Description of the task: Return every line below as is, leaving out the pictures.

Recorded data:
---
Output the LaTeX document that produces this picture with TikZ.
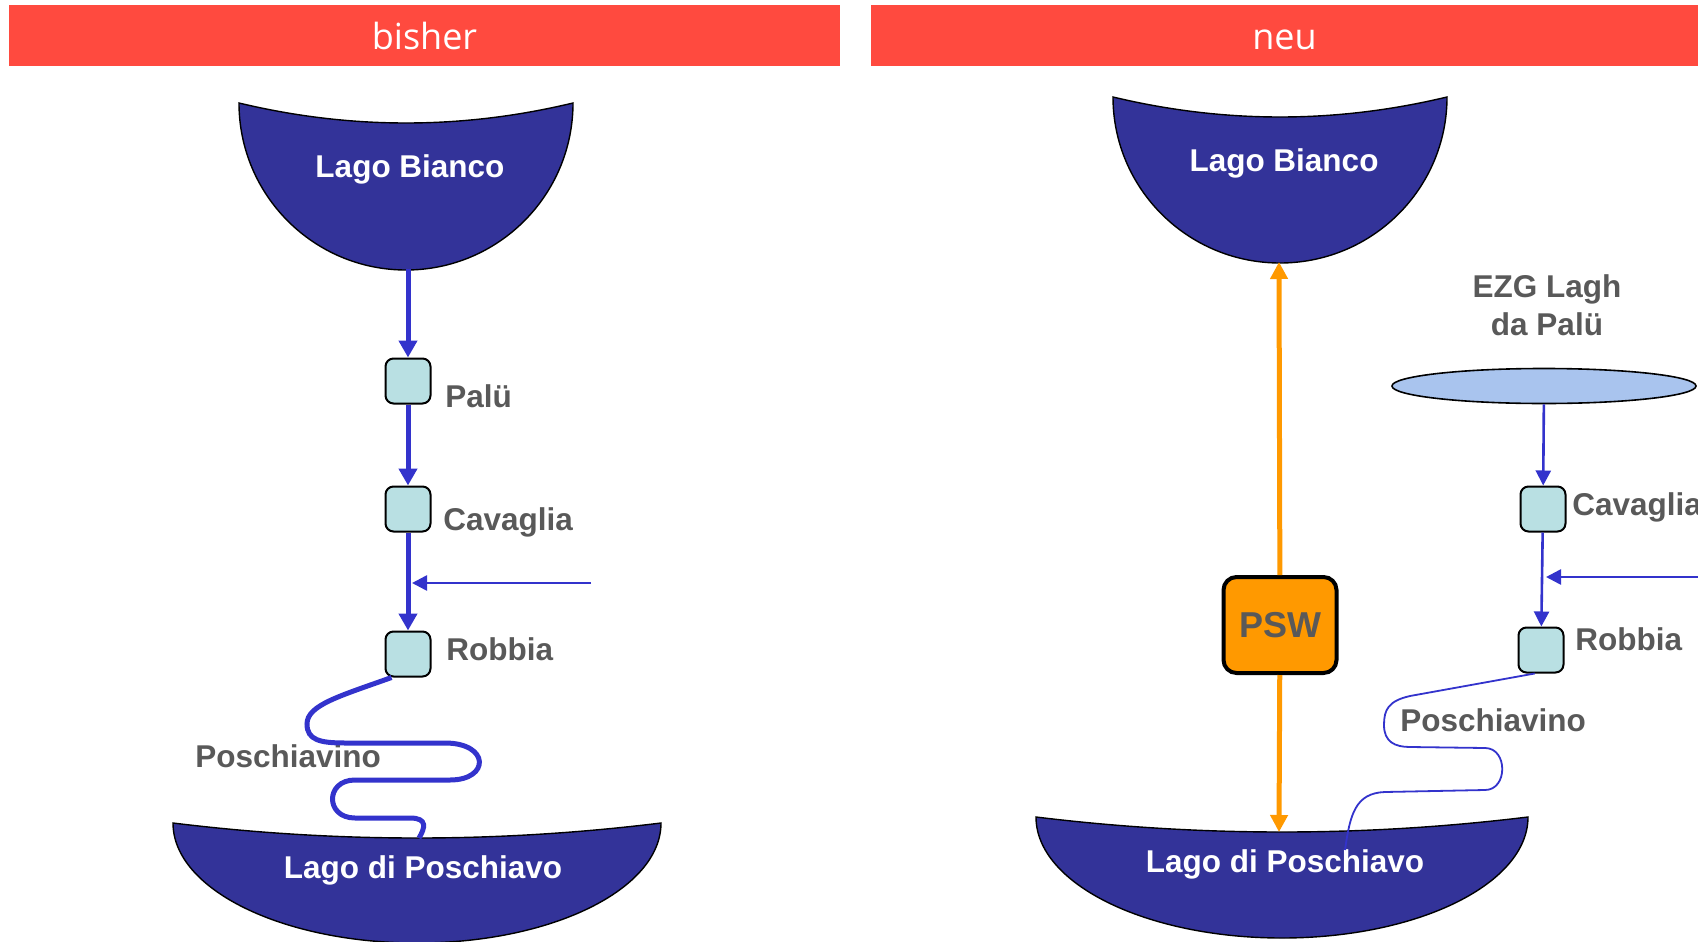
\documentclass[tikz,border=0pt]{standalone}
\usepackage{fontspec}
\setmainfont{Liberation Sans}
\newfontfamily\headfont{Open Sans}
\usetikzlibrary{arrows.meta,shapes.geometric}
\definecolor{lakeblue}{RGB}{51,51,153}
\definecolor{riverblue}{RGB}{51,51,204}
\definecolor{stationfill}{RGB}{185,224,227}
\definecolor{headred}{RGB}{255,74,63}
\definecolor{labelgray}{RGB}{89,89,89}
\definecolor{catchfill}{RGB}{169,196,238}
\definecolor{pumporange}{RGB}{255,153,0}
\newcommand{\lake}[5]{\filldraw[lakeline] (#1-#3,#2) .. controls (#1-#3,#2+0.5523*#4) and (#1-0.5523*#3,#2+#4) .. (#1,#2+#4) .. controls (#1+0.5523*#3,#2+#4) and (#1+#3,#2+0.5523*#4) .. (#1+#3,#2) .. controls (#1+#3/3,#2+4/3*#5) and (#1-#3/3,#2+4/3*#5) .. cycle;}
\begin{document}
\begin{tikzpicture}[x=0.5pt,y=-0.5pt,
  header/.style={fill=headred, text=white, font=\headfont\fontsize{18}{20}\selectfont, minimum height=30.5pt, text height=13.5pt, text depth=0pt, inner sep=0pt},
  station/.style={draw, fill=stationfill, line width=1pt, rounded corners=4pt, minimum size=22.5pt, inner sep=0pt},
  tag/.style={text=labelgray, font=\bfseries\fontsize{15.75}{19}\selectfont, inner sep=0pt},
  laketext/.style={text=white, font=\bfseries\fontsize{15.75}{19}\selectfont, inner sep=0pt},
  lakeline/.style={fill=lakeblue, draw=black, line width=0.7pt},
  catchment/.style={ellipse, draw, fill=catchfill, line width=0.8pt, minimum width=152pt, minimum height=17.5pt, inner sep=0pt},
  river/.style={draw=riverblue, line width=2.5pt, -{Triangle[length=8.5pt,width=9pt]}},
  brook/.style={draw=riverblue, line width=1.3pt, -{Triangle[length=7.5pt,width=7.5pt]}},
  meander/.style={draw=riverblue, line width=2.5pt},
  rill/.style={draw=riverblue, line width=0.9pt},
  pump/.style={draw=pumporange, line width=2.5pt, -{Triangle[length=8.5pt,width=8.5pt]}}]
\useasboundingbox (0,0) rectangle (1698,942);
\node (bisher) [header, minimum width=415.5pt] at (424.5,35.5) {bisher};
\node (neu) [header, minimum width=413.5pt] at (1284.5,35.5) {neu};
\lake{406}{103}{167}{167}{20}
\lake{1280}{97}{167}{166}{20}
\lake{417}{823}{244}{120}{15}
\lake{1282}{817}{246}{121}{15}
\node (tbianL) [laketext, anchor=base] at (410,177) {Lago Bianco};
\node (tbianR) [laketext, anchor=base] at (1284,171) {Lago Bianco};
\node (tposchL) [laketext, anchor=base] at (423,878) {Lago di Poschiavo};
\node (tposchR) [laketext, anchor=base] at (1285,872) {Lago di Poschiavo};
\coordinate (bianL) at (408,269);
\coordinate (inL) at (591,583);
\coordinate (jL) at (412,583);
\coordinate (mouthL) at (419,838);
\coordinate (bianR) at (1279,262);
\coordinate (poschR) at (1279,832);
\coordinate (inR) at (1698,577);
\coordinate (jR) at (1546,577);
\coordinate (mouthR) at (1345,850);
\node (palu) [station] at (408,381) {};
\node (cavL) [station] at (408,509) {};
\node (robL) [station] at (408,654) {};
\node (catch) [catchment] at (1544,386) {};
\node (cavR) [station] at (1543,509) {};
\node (robR) [station] at (1541,650) {};
\node (psw) [draw, fill=pumporange, line width=2pt, rounded corners=6.5pt, minimum width=56.5pt, minimum height=48pt, inner sep=0pt, text=labelgray, font=\bfseries\fontsize{18}{20}\selectfont] at (1280,625) {PSW};
\node (tpalu) [tag, anchor=base west] at (445,407) {Palü};
\node (tcavL) [tag, anchor=base west] at (443,530) {Cavaglia};
\node (trobL) [tag, anchor=base west] at (446,660) {Robbia};
\node (tcavR) [tag, anchor=base west] at (1572,515) {Cavaglia};
\node (trobR) [tag, anchor=base west] at (1575,650) {Robbia};
\node (tposL) [tag, anchor=base west] at (195,767) {Poschiavino};
\node (tposR) [tag, anchor=base west] at (1400,731) {Poschiavino};
\node (ezg) [tag, align=center] at (1547,305) {EZG Lagh\\da Palü};
\draw[river] (bianL) -- (palu);
\draw[river] (palu) -- (cavL);
\draw[river] (cavL) -- (robL);
\draw[brook] (inL) -- (jL);
\draw[meander] (robL.235) .. controls (340,696) and (307,705) .. (307,724)
  .. controls (307,740) and (320,743) .. (345,743) -- (445,743)
  .. controls (490,743) and (490,780) .. (450,780) -- (355,780)
  .. controls (325,780) and (325,818) .. (355,818) -- (410,818)
  .. controls (428,818) and (425,828) .. (mouthL);
\draw[brook] (catch) -- (cavR);
\draw[brook] (cavR) -- (robR);
\draw[brook] (inR) -- (jR);
\draw[rill] (robR.255) -- (1410,696) .. controls (1388,701) and (1384,710) .. (1384,725)
  .. controls (1384,742) and (1395,747) .. (1410,747) -- (1485,748)
  .. controls (1508,748) and (1508,790) .. (1485,790) -- (1385,792)
  .. controls (1355,793) and (1350,815) .. (mouthR);
\draw[pump] (psw) -- (bianR);
\draw[pump] (psw) -- (poschR);
\end{tikzpicture}
\end{document}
---
Worked solution:
Output the LaTeX document that produces this picture with TikZ.
\documentclass[tikz,border=0pt]{standalone}
\usepackage{fontspec}
\setmainfont{Liberation Sans}
\newfontfamily\headfont{Open Sans}
\usetikzlibrary{arrows.meta,shapes.geometric}
\definecolor{lakeblue}{RGB}{51,51,153}
\definecolor{riverblue}{RGB}{51,51,204}
\definecolor{stationfill}{RGB}{185,224,227}
\definecolor{headred}{RGB}{255,74,63}
\definecolor{labelgray}{RGB}{89,89,89}
\definecolor{catchfill}{RGB}{169,196,238}
\definecolor{pumporange}{RGB}{255,153,0}
\newcommand{\lake}[5]{\filldraw[lakeline] (#1-#3,#2) .. controls (#1-#3,#2+0.5523*#4) and (#1-0.5523*#3,#2+#4) .. (#1,#2+#4) .. controls (#1+0.5523*#3,#2+#4) and (#1+#3,#2+0.5523*#4) .. (#1+#3,#2) .. controls (#1+#3/3,#2+4/3*#5) and (#1-#3/3,#2+4/3*#5) .. cycle;}
\begin{document}
\begin{tikzpicture}[x=0.5pt,y=-0.5pt,
  header/.style={fill=headred, text=white, font=\headfont\fontsize{18}{20}\selectfont, minimum height=30.5pt, text height=13.5pt, text depth=0pt, inner sep=0pt},
  station/.style={draw, fill=stationfill, line width=1pt, rounded corners=4pt, minimum size=22.5pt, inner sep=0pt},
  tag/.style={text=labelgray, font=\bfseries\fontsize{15.75}{19}\selectfont, inner sep=0pt},
  laketext/.style={text=white, font=\bfseries\fontsize{15.75}{19}\selectfont, inner sep=0pt},
  lakeline/.style={fill=lakeblue, draw=black, line width=0.7pt},
  catchment/.style={ellipse, draw, fill=catchfill, line width=0.8pt, minimum width=152pt, minimum height=17.5pt, inner sep=0pt},
  river/.style={draw=riverblue, line width=2.5pt, -{Triangle[length=8.5pt,width=9pt]}},
  brook/.style={draw=riverblue, line width=1.3pt, -{Triangle[length=7.5pt,width=7.5pt]}},
  meander/.style={draw=riverblue, line width=2.5pt},
  rill/.style={draw=riverblue, line width=0.9pt},
  pump/.style={draw=pumporange, line width=2.5pt, -{Triangle[length=8.5pt,width=8.5pt]}}]
\useasboundingbox (0,0) rectangle (1698,942);
\node (bisher) [header, minimum width=415.5pt] at (424.5,35.5) {bisher};
\node (neu) [header, minimum width=413.5pt] at (1284.5,35.5) {neu};
\lake{406}{103}{167}{167}{20}
\lake{1280}{97}{167}{166}{20}
\lake{417}{823}{244}{120}{15}
\lake{1282}{817}{246}{121}{15}
\node (tbianL) [laketext, anchor=base] at (410,177) {Lago Bianco};
\node (tbianR) [laketext, anchor=base] at (1284,171) {Lago Bianco};
\node (tposchL) [laketext, anchor=base] at (423,878) {Lago di Poschiavo};
\node (tposchR) [laketext, anchor=base] at (1285,872) {Lago di Poschiavo};
\coordinate (bianL) at (408,269);
\coordinate (inL) at (591,583);
\coordinate (jL) at (412,583);
\coordinate (mouthL) at (419,838);
\coordinate (bianR) at (1279,262);
\coordinate (poschR) at (1279,832);
\coordinate (inR) at (1698,577);
\coordinate (jR) at (1546,577);
\coordinate (mouthR) at (1345,850);
\node (palu) [station] at (408,381) {};
\node (cavL) [station] at (408,509) {};
\node (robL) [station] at (408,654) {};
\node (catch) [catchment] at (1544,386) {};
\node (cavR) [station] at (1543,509) {};
\node (robR) [station] at (1541,650) {};
\node (psw) [draw, fill=pumporange, line width=2pt, rounded corners=6.5pt, minimum width=56.5pt, minimum height=48pt, inner sep=0pt, text=labelgray, font=\bfseries\fontsize{18}{20}\selectfont] at (1280,625) {PSW};
\node (tpalu) [tag, anchor=base west] at (445,407) {Palü};
\node (tcavL) [tag, anchor=base west] at (443,530) {Cavaglia};
\node (trobL) [tag, anchor=base west] at (446,660) {Robbia};
\node (tcavR) [tag, anchor=base west] at (1572,515) {Cavaglia};
\node (trobR) [tag, anchor=base west] at (1575,650) {Robbia};
\node (tposL) [tag, anchor=base west] at (195,767) {Poschiavino};
\node (tposR) [tag, anchor=base west] at (1400,731) {Poschiavino};
\node (ezg) [tag, align=center] at (1547,305) {EZG Lagh\\da Palü};
\draw[river] (bianL) -- (palu);
\draw[river] (palu) -- (cavL);
\draw[river] (cavL) -- (robL);
\draw[brook] (inL) -- (jL);
\draw[meander] (robL.235) .. controls (340,696) and (307,705) .. (307,724)
  .. controls (307,740) and (320,743) .. (345,743) -- (445,743)
  .. controls (490,743) and (490,780) .. (450,780) -- (355,780)
  .. controls (325,780) and (325,818) .. (355,818) -- (410,818)
  .. controls (428,818) and (425,828) .. (mouthL);
\draw[brook] (catch) -- (cavR);
\draw[brook] (cavR) -- (robR);
\draw[brook] (inR) -- (jR);
\draw[rill] (robR.255) -- (1410,696) .. controls (1388,701) and (1384,710) .. (1384,725)
  .. controls (1384,742) and (1395,747) .. (1410,747) -- (1485,748)
  .. controls (1508,748) and (1508,790) .. (1485,790) -- (1385,792)
  .. controls (1355,793) and (1350,815) .. (mouthR);
\draw[pump] (psw) -- (bianR);
\draw[pump] (psw) -- (poschR);
\end{tikzpicture}
\end{document}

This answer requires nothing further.